SUPPLIED INFORMATION:
- - - - -

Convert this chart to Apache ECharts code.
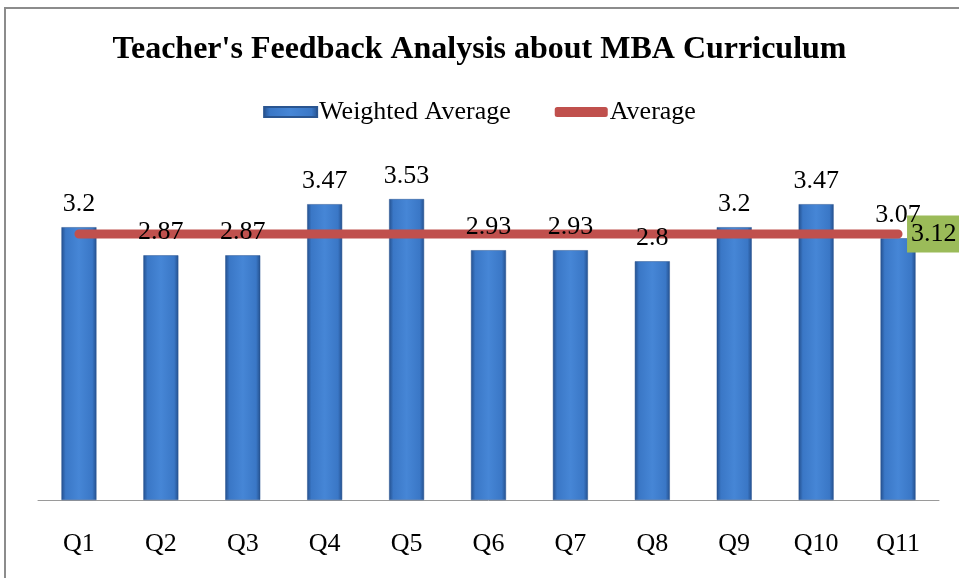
<!DOCTYPE html>
<html>
<head>
<meta charset="utf-8">
<script src="https://cdn.jsdelivr.net/npm/echarts@6/dist/echarts.min.js"></script>
<style>
  html, body { margin: 0; padding: 0; background: #fff; }
  #chart { width: 959px; height: 578px; }
</style>
</head>
<body>
<div id="chart"></div>
<script>
// data
var questions = ['Q1', 'Q2', 'Q3', 'Q4', 'Q5', 'Q6', 'Q7', 'Q8', 'Q9', 'Q10', 'Q11'];
var weightedAvg = [3.2, 2.87, 2.87, 3.47, 3.53, 2.93, 2.93, 2.8, 3.2, 3.47, 3.07];
var averageLine = [3.12, 3.12, 3.12, 3.12, 3.12, 3.12, 3.12, 3.12, 3.12, 3.12, 3.12];

var serif = '"Liberation Serif", "DejaVu Serif", serif';

var chart = echarts.init(document.getElementById('chart'));

var option = {
  animation: false,
  textStyle: { fontFamily: serif },
  graphic: [{
    type: 'rect',
    shape: { x: 5, y: 8, width: 1000, height: 620 },
    style: { fill: 'none', stroke: '#8c8c8c', lineWidth: 2 },
    silent: true
  }],
  title: {
    text: "Teacher's Feedback Analysis about MBA Curriculum",
    left: 'center',
    top: 29,
    textStyle: { fontFamily: serif, fontSize: 32, fontWeight: 'bold', color: '#000' }
  },
  legend: {
    top: 94,
    left: 'center',
    itemWidth: 53,
    itemHeight: 10,
    itemGap: 44,
    textStyle: { fontFamily: serif, fontSize: 26, color: '#000', padding: [0, 0, 0, -3] },
    data: [
      { name: 'Weighted Average', icon: 'rect' },
      { name: 'Average', icon: 'roundRect', itemStyle: { color: '#C0504D' } }
    ]
  },
  grid: { left: 38, right: 20, top: 159, bottom: 78 },
  xAxis: {
    type: 'category',
    data: questions,
    axisLine: { lineStyle: { color: '#9a9a9a', width: 1 } },
    axisTick: { show: false },
    axisLabel: { color: '#000', fontSize: 26, fontFamily: serif, margin: 31 }
  },
  yAxis: {
    type: 'value',
    min: 0,
    max: 4,
    show: false,
    splitLine: { show: false }
  },
  series: [
    {
      name: 'Weighted Average',
      type: 'bar',
      barWidth: 35,
      data: weightedAvg,
      z: 2,
      itemStyle: {
        color: new echarts.graphic.LinearGradient(0, 0, 1, 0, [
          { offset: 0, color: '#24508e' },
          { offset: 0.12, color: '#3a77c6' },
          { offset: 0.5, color: '#4686d6' },
          { offset: 0.88, color: '#3a77c6' },
          { offset: 1, color: '#24508e' }
        ]),
        borderColor: '#2a5590',
        borderWidth: 0.5
      }
    },
    {
      name: 'Average',
      type: 'line',
      data: averageLine,
      symbol: 'none',
      color: '#C0504D',
      lineStyle: { color: '#C0504D', width: 9, cap: 'round' },
      z: 3,
      endLabel: {
        show: true,
        distance: 9,
        color: '#000',
        fontSize: 26,
        fontFamily: serif,
        backgroundColor: '#9BBB59',
        padding: [6, 12, 5, 4]
      }
    },
    {
      // transparent twin of the bars so the value labels sit above the red line
      name: 'labels',
      type: 'bar',
      barWidth: 35,
      barGap: '-100%',
      data: weightedAvg,
      z: 4,
      silent: true,
      itemStyle: { color: 'rgba(0,0,0,0)' },
      label: {
        show: true,
        position: 'top',
        distance: 10,
        color: '#000',
        fontSize: 26,
        fontFamily: serif
      }
    }
  ]
};

chart.setOption(option);
</script>
</body>
</html>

- - - - -

Copy the listing in full and without alteration, omitting every picture.

ANSWER:
Convert this chart to Apache ECharts code.
<!DOCTYPE html>
<html>
<head>
<meta charset="utf-8">
<script src="https://cdn.jsdelivr.net/npm/echarts@6/dist/echarts.min.js"></script>
<style>
  html, body { margin: 0; padding: 0; background: #fff; }
  #chart { width: 959px; height: 578px; }
</style>
</head>
<body>
<div id="chart"></div>
<script>
// data
var questions = ['Q1', 'Q2', 'Q3', 'Q4', 'Q5', 'Q6', 'Q7', 'Q8', 'Q9', 'Q10', 'Q11'];
var weightedAvg = [3.2, 2.87, 2.87, 3.47, 3.53, 2.93, 2.93, 2.8, 3.2, 3.47, 3.07];
var averageLine = [3.12, 3.12, 3.12, 3.12, 3.12, 3.12, 3.12, 3.12, 3.12, 3.12, 3.12];

var serif = '"Liberation Serif", "DejaVu Serif", serif';

var chart = echarts.init(document.getElementById('chart'));

var option = {
  animation: false,
  textStyle: { fontFamily: serif },
  graphic: [{
    type: 'rect',
    shape: { x: 5, y: 8, width: 1000, height: 620 },
    style: { fill: 'none', stroke: '#8c8c8c', lineWidth: 2 },
    silent: true
  }],
  title: {
    text: "Teacher's Feedback Analysis about MBA Curriculum",
    left: 'center',
    top: 29,
    textStyle: { fontFamily: serif, fontSize: 32, fontWeight: 'bold', color: '#000' }
  },
  legend: {
    top: 94,
    left: 'center',
    itemWidth: 53,
    itemHeight: 10,
    itemGap: 44,
    textStyle: { fontFamily: serif, fontSize: 26, color: '#000', padding: [0, 0, 0, -3] },
    data: [
      { name: 'Weighted Average', icon: 'rect' },
      { name: 'Average', icon: 'roundRect', itemStyle: { color: '#C0504D' } }
    ]
  },
  grid: { left: 38, right: 20, top: 159, bottom: 78 },
  xAxis: {
    type: 'category',
    data: questions,
    axisLine: { lineStyle: { color: '#9a9a9a', width: 1 } },
    axisTick: { show: false },
    axisLabel: { color: '#000', fontSize: 26, fontFamily: serif, margin: 31 }
  },
  yAxis: {
    type: 'value',
    min: 0,
    max: 4,
    show: false,
    splitLine: { show: false }
  },
  series: [
    {
      name: 'Weighted Average',
      type: 'bar',
      barWidth: 35,
      data: weightedAvg,
      z: 2,
      itemStyle: {
        color: new echarts.graphic.LinearGradient(0, 0, 1, 0, [
          { offset: 0, color: '#24508e' },
          { offset: 0.12, color: '#3a77c6' },
          { offset: 0.5, color: '#4686d6' },
          { offset: 0.88, color: '#3a77c6' },
          { offset: 1, color: '#24508e' }
        ]),
        borderColor: '#2a5590',
        borderWidth: 0.5
      }
    },
    {
      name: 'Average',
      type: 'line',
      data: averageLine,
      symbol: 'none',
      color: '#C0504D',
      lineStyle: { color: '#C0504D', width: 9, cap: 'round' },
      z: 3,
      endLabel: {
        show: true,
        distance: 9,
        color: '#000',
        fontSize: 26,
        fontFamily: serif,
        backgroundColor: '#9BBB59',
        padding: [6, 12, 5, 4]
      }
    },
    {
      // transparent twin of the bars so the value labels sit above the red line
      name: 'labels',
      type: 'bar',
      barWidth: 35,
      barGap: '-100%',
      data: weightedAvg,
      z: 4,
      silent: true,
      itemStyle: { color: 'rgba(0,0,0,0)' },
      label: {
        show: true,
        position: 'top',
        distance: 10,
        color: '#000',
        fontSize: 26,
        fontFamily: serif
      }
    }
  ]
};

chart.setOption(option);
</script>
</body>
</html>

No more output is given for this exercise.